The recursion starts by calling the function with base case (all parameters as 0) since we will be starting with empty groups with 0 weights.

Line by line editorial

long long diff(int i, long long w1, long long w2){

Recursive function with 3 parameters (number of apples, weight of group 1, weight of group 2).

    if(i==n)

        return abs(w1-w2);

Exit condition for the recursive call. The recursion will stop when number of apples added to the two groups equals the total number of apples to be divided

        return min(diff(i+1,w1+weights[i],w2),diff(i+1,w1,w2+weights[i]));    

Recursive call in case i < n. In this call, function calls itself 2 times. In first call, i^th apple is added to group 1 and in second call it is added to group 2. The line returns minimum of the return values of these two recursive calls.

This recursive call will generate all the possible subsets and will always choose the most optimum subset that has the lowest weight between the two groups.

    cout << diff(0,0,0) << '\n';

Initial call the recursive function with base case parameters.
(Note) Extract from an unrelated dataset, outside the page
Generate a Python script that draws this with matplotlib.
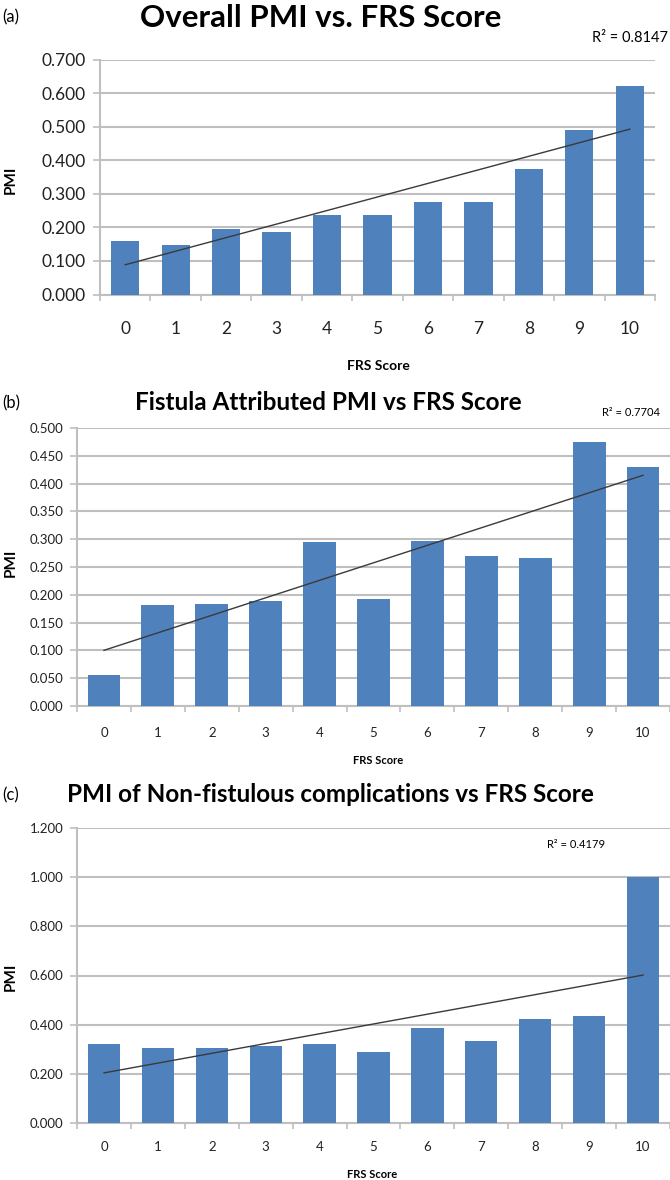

Base case is an empty groups of apple with 0 weights.

Complete Code (Recursion)

#include<bits/stdc++.h>

using namespace std;

int n;

int weights[20];

long long diff(int i, long long w1, long long w2){

    if(i==n)

        return abs(w1-w2);

    else

        return min(diff(i+1,w1+weights[i],w2),diff(i+1,w1,w2+weights[i]));    

}

 

int main(){

    cin >> n;

    for(int i=0;i<n;i++) cin >> weights[i];

    cout << diff(0,0,0) << '\n';

}

2. Using Bitmasks

Another efficient way to generate subsets is using bit representation of integers. This technique can be used to generate subsets when size of the set is less than or equal to 32 since an int in c++ has a size of 4 bytes or 32 bits. We can also use long long but the resulting number of subsets will be too large and will not fir time limit of most competitions.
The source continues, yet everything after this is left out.